Q&A with Rick Andrew from NSF Intl., regarding the U.S. Drinking Water Filtration and Treatment Survey
In April 2018, NSF Intl. conducted the U.S. Drinking Water Filtration and Treatment Survey, polling more than 1,100 national consumers. The survey revealed a gap between consumers’ water quality concerns and actions taken to treat their water. WQP Associate Editor Lauren Estes asked Rick Andrew, director of global business development - water systems for NSF Intl., about the survey and how water treatment professionals can educate consumers.
Lauren Estes: Who is represented in the NSF Intl. 2018 Drinking Water Survey?
Rick Andrew: The results are based on an April 20 to 23, 2018 online survey of 1,106 adults in the U.S. The survey was conducted for NSF Intl. by Ketchum Global Research & Analytics, using YouGov’s omnibus panel. The figures have been weighed to be representative of all U.S. adults. The margin of error for this survey was 1% to 3% at the 95% confidence level.
Estes: What are some key takeaways?
Andrew: There seems to be an underlying gap between consumers’ concerns and their actions. While most U.S. consumers drink tap water (71%) and more than half (55%) are concerned about or don’t know which contaminants are in their drinking water, nearly half (42%) do not take steps to filter or treat their home’s drinking water. Another interesting finding: While most survey respondents understand there are various types of filtration options designed to treat specific contaminants, most people simply use the filter that came with their house or with their refrigerator. This could be a problem since filters and treatment systems are designed to reduce specific contaminants. Two other takeaways: Millennials (ages 18 to 34) and seniors (ages 55+) were [the] least knowledgeable about how filters work; and parents knew more about what’s in their drinking water (52%) than people without children (41%).
Estes: What kinds of treatment options are trending with consumers?
Andrew: Refrigerator filter systems are a trend, partly because so many refrigerators include a filtration system as part of the water dispenser. Consumers are focused on several criteria, including confidence in product quality and the treatment it provides, cost, ease of installation, and maintenance and convenience. In general, the water treatment product category is confusing for consumers because there are so many different treatment needs, options in technology, differences in configuration, large ranges in price, multiple purchasing channels and different degrees of aftermarket support.
Estes: How can water treatment dealers educate their customers and communities?
Andrew: Many consumers who are considering purchasing treatment equipment are in research mode, seeking to understand issues of water quality and trying to learn more about the various options available for treatment. Serving as a source of this information and providing valuable information is a great way to add value and gain trust of consumers. Information can be offered online, especially through social media, although dealers may want to consider making it clear that more information can be offered by speaking directly to a representative.

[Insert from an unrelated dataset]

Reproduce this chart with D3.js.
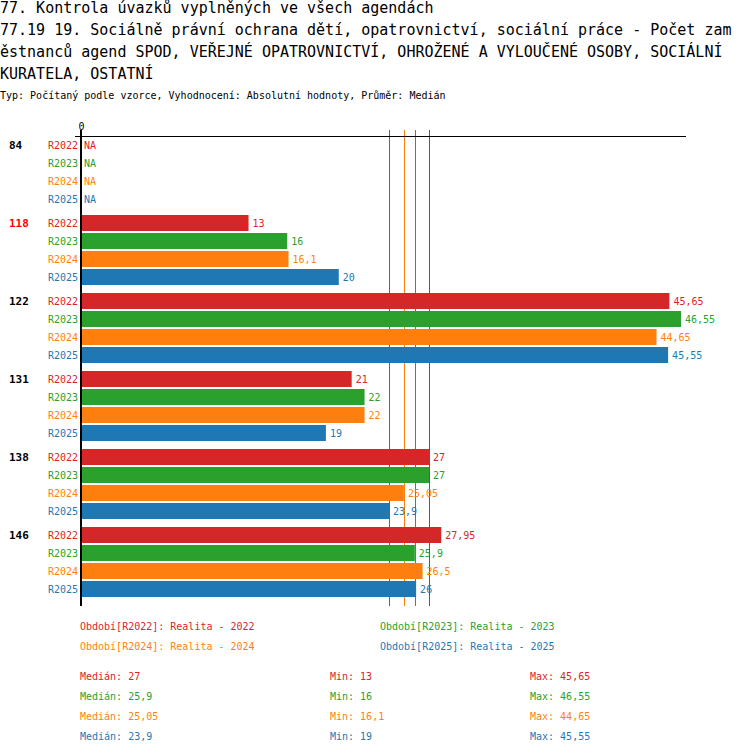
<!DOCTYPE html>
<html>
<head>
<meta charset="utf-8">
<script src="https://cdn.jsdelivr.net/npm/d3@7"></script>
<style>
  body { margin: 0; background: #fff; }
  text { font-family: "DejaVu Sans Mono", monospace; }
</style>
</head>
<body>
<div id="chart-area"></div>
<script>
const titleLines = [
  "77. Kontrola úvazků vyplněných ve všech agendách",
  "77.19 19. Sociálně právní ochrana dětí, opatrovnictví, sociální práce - Počet zam",
  "ěstnanců agend SPOD, VEŘEJNÉ OPATROVNICTVÍ, OHROŽENÉ A VYLOUČENÉ OSOBY, SOCIÁLNÍ",
  "KURATELA, OSTATNÍ"
];
const subtitle = "Typ: Počítaný podle vzorce, Vyhodnocení: Absolutní hodnoty, Průměr: Medián";

const groups = ["84", "118", "122", "131", "138", "146"];
const highlighted = ["118"];
const series = ["R2022", "R2023", "R2024", "R2025"];
const seriesNames = ["Realita - 2022", "Realita - 2023", "Realita - 2024", "Realita - 2025"];
const colors = ["#d62728", "#2ca02c", "#ff7f0e", "#1f77b4"];

// values per series, in group order (null = NA)
const r2022 = [null, 13, 45.65, 21, 27, 27.95];
const r2023 = [null, 16, 46.55, 22, 27, 25.9];
const r2024 = [null, 16.1, 44.65, 22, 25.05, 26.5];
const r2025 = [null, 20, 45.55, 19, 23.9, 26];
const values = [r2022, r2023, r2024, r2025];

const fmt = v => String(v).replace(".", ",");

const W = 750, H = 754;
const x0 = 81;

const svg = d3.select("#chart-area")
  .append("svg")
  .attr("width", W)
  .attr("height", H);

// titles
titleLines.forEach((t, i) => {
  svg.append("text")
    .attr("x", 0)
    .attr("y", 13 + i * 22)
    .attr("font-size", "15px")
    .attr("fill", "#000")
    .text(t);
});
svg.append("text")
  .attr("x", 0)
  .attr("y", 99)
  .attr("font-size", "10px")
  .text(subtitle);

const x = d3.scaleLinear()
  .domain([0, d3.max(values.flat())])
  .range([x0, 681]);

const y = d3.scaleBand()
  .domain(groups)
  .range([137, 137 + 78 * groups.length]);

const ySub = d3.scaleBand()
  .domain(series)
  .range([0, 72]);

const chartBottom = 606;

// median lines
const medians = values.map(v => d3.median(v.filter(d => d != null)));
svg.selectAll(".median")
  .data(medians)
  .enter()
  .append("line")
  .attr("x1", d => Math.round(x(d)) + 0.5)
  .attr("x2", d => Math.round(x(d)) + 0.5)
  .attr("y1", 130)
  .attr("y2", chartBottom)
  .attr("stroke", (d, i) => colors[i])
  .attr("stroke-width", 1);

// top axis
const xAxis = d3.axisTop(x).tickValues([0]).tickSize(0).tickPadding(6);
const ax = svg.append("g")
  .attr("transform", `translate(0, 136)`)
  .call(xAxis);
ax.select(".domain").remove();
ax.selectAll("text")
  .attr("font-family", "DejaVu Sans Mono, monospace")
  .attr("font-size", "10px");
svg.append("line")
  .attr("x1", 75).attr("x2", 686)
  .attr("y1", 136.5).attr("y2", 136.5)
  .attr("stroke", "#000");

// groups
const g = svg.selectAll(".grp")
  .data(groups)
  .enter()
  .append("g")
  .attr("transform", d => `translate(0, ${y(d)})`);

g.append("text")
  .attr("x", 9)
  .attr("y", ySub(series[0]) + 8)
  .attr("dy", "0.35em")
  .attr("font-size", "11px")
  .attr("font-weight", "bold")
  .attr("fill", d => highlighted.includes(d) ? "#ff0000" : "#000")
  .text(d => d);

series.forEach((s, si) => {
  const rows = g.append("g")
    .attr("transform", `translate(0, ${ySub(s)})`);

  rows.append("text")
    .attr("x", 78)
    .attr("y", 8)
    .attr("dy", "0.35em")
    .attr("text-anchor", "end")
    .attr("font-size", "10px")
    .attr("fill", colors[si])
    .text(s);

  rows.filter((d, gi) => values[si][gi] != null)
    .append("rect")
    .attr("x", x0)
    .attr("y", 0)
    .attr("width", (d, gi) => x(values[si][groups.indexOf(d)]) - x0)
    .attr("height", 16)
    .attr("fill", colors[si]);

  rows.append("text")
    .attr("x", d => {
      const v = values[si][groups.indexOf(d)];
      return v == null ? x0 + 3 : x(v) + 4;
    })
    .attr("y", 8)
    .attr("dy", "0.35em")
    .attr("font-size", "10px")
    .attr("fill", colors[si])
    .text(d => {
      const v = values[si][groups.indexOf(d)];
      return v == null ? "NA" : fmt(v);
    });
});

// vertical axis line
svg.append("line")
  .attr("x1", x0).attr("x2", x0)
  .attr("y1", 130).attr("y2", chartBottom)
  .attr("stroke", "#000")
  .attr("stroke-width", 2);

// legend
series.forEach((s, i) => {
  svg.append("text")
    .attr("x", i % 2 === 0 ? 80 : 380)
    .attr("y", 626 + Math.floor(i / 2) * 20)
    .attr("dy", "0.35em")
    .attr("font-size", "10px")
    .attr("fill", colors[i])
    .text(`Období[${s}]: ${seriesNames[i]}`);
});

// stats
series.forEach((s, i) => {
  const v = values[i].filter(d => d != null);
  const yy = 676 + i * 20;
  [["Medián: ", d3.median(v), 80], ["Min: ", d3.min(v), 330], ["Max: ", d3.max(v), 530]]
    .forEach(([lab, val, xx]) => {
      svg.append("text")
        .attr("x", xx)
        .attr("y", yy)
        .attr("dy", "0.35em")
        .attr("font-size", "10px")
        .attr("fill", colors[i])
        .text(lab + fmt(val));
    });
});
</script>
</body>
</html>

Estes: How can individuals ensure safer drinking water in their homes?
Andrew: Understanding the untreated water quality is a first step. For those on public water supplies, water quality reports—officially known as Consumer Confidence Reports—are an excellent source of information. Test results from accredited drinking water testing laboratories are always highly useful. Once the water quality is known and understood, specific treatment needs can be identified. From there, an assessment of treatment technologies, product configurations, costs and installation and maintenance service options can be conducted. This assessment allows consumers to choose among treatment products that are third-party certified to reduce their contaminants of concern, and ultimately, select the best overall option for them and for their family.
Estes: Why is this survey important?
Andrew: Communities across the U.S. are dealing with drinking water contaminants of various types ... As the survey suggests, people are definitely concerned about what’s in their home drinking water, yet more than four out of every 10 respondents say they are not taking steps to purify their water. By highlighting this gap between consumer concerns and actions, perhaps we can start building awareness of the issue and of the importance of better protecting our drinking water.